Member of Ghana Parliament for Yilo Krobo constituency
- In office 7 January 2005 – 6 January 2013
- President: John Evans Atta Mills
- Preceded by: Daniel Tekpertey
- Succeeded by: Kofi Amoatey

Personal details
- Born: 10 January 1955 (age 71) Yilo Krobo, Eastern Region Gold Coast (now Ghana)
- Party: National Democratic Congress
- Children: 4
- Education: University of Ghana
- Occupation: Politician
- Profession: Executive director

= Raymond Tawiah Abraham =

Ghanaian politician

Raymond Tawiah Abraham (born 10 January 1955) is a Ghanaian politician accountant who was a member of the fifth and fourth parliaments of the fourth Republic of Ghana, representing the Yilo Krobo constituency in Eastern Region.

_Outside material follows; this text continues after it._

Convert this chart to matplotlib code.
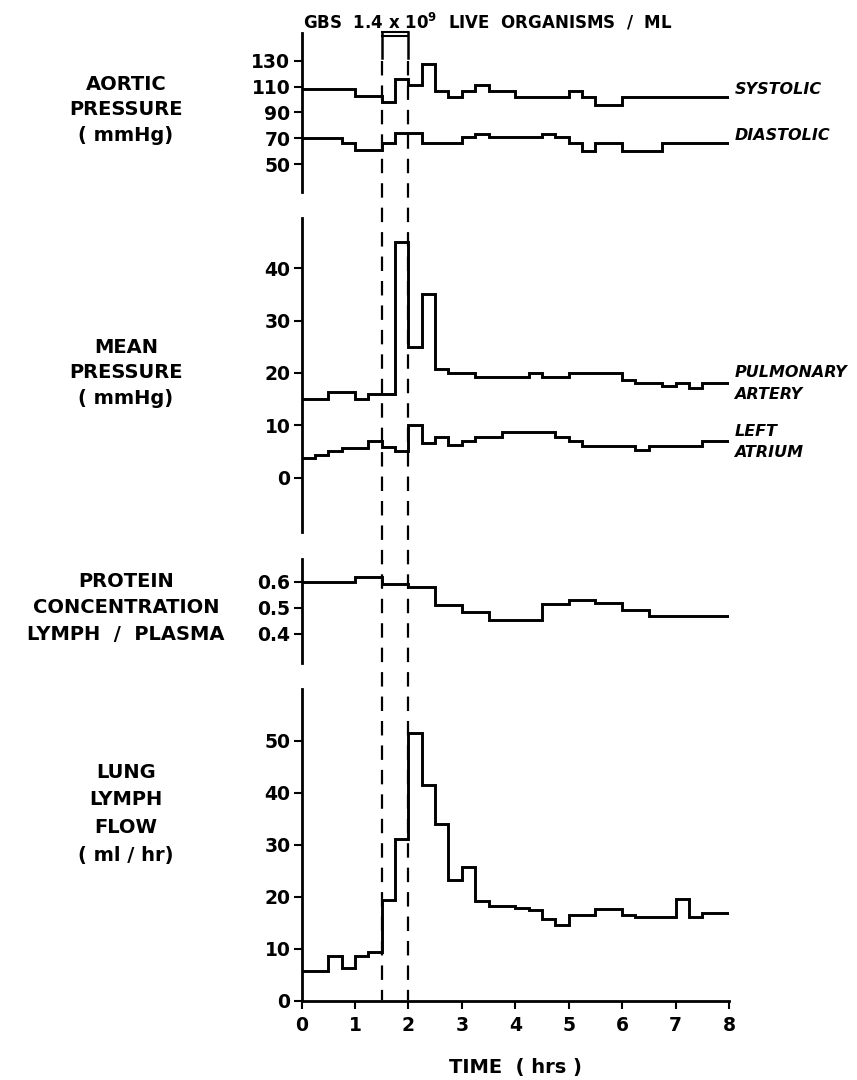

== Early life and education ==
Abraham was born on 10 January 1955 in Yilo Krobo in the Eastern Region of Ghana. He comes from Somanya in the Eastern Region. He attended the University of Ghana and obtained a Diploma in Public administration. He obtained his MBA (Post Graduate School of Management, Paris, France) in 2006, acquired his BSc (Administration) UG in the year 2007 and had his EMGL (GIMPA) in the year 2008.

== Career ==
Abraham worked as the executive director of El Shaddai Medical Laboratory Limited. He is an accountant by profession and a former member of Parliament for the Yilo Krobo Constituency in the Eastern Region of Ghana.

== Politics ==
Abraham was elected into parliament on the ticket of the National Democratic Congress during the December 2004 Ghanaian General elections as a member of parliament of the fourth parliament of the Fourth Republic of Ghana for the Yilo Krobo Constituency in the Eastern Region of Ghana. He polled 20,685 votes out of the 36387 valid votes cast representing 56.80%. He contested again in the 2008 Ghanaian general elections and polled 18,345 votes out of the 34,896 valid votes cast representing 52.53% against his opponents, Christian Kofi Tettey of the New Patriotic Party who also obtained 13,658 votes count representing 39.11%, Francis Opai Tetteh of the Convention People's Party who polled a total vote count of 2,598 representing 7.44% and Terkpetey Fred Kwasi of the People's National Convention with a total vote count of 325 representing 0.93% making him retain his seat as a member of parliament for the Fifth Parliament of the Fourth Republic of Ghana for the Yilo Krobo Constituency in the Eastern Region of Ghana.

== Personal life ==
Abraham is a Christian and he a member of the Methodist church of Ghana. He is married with four children.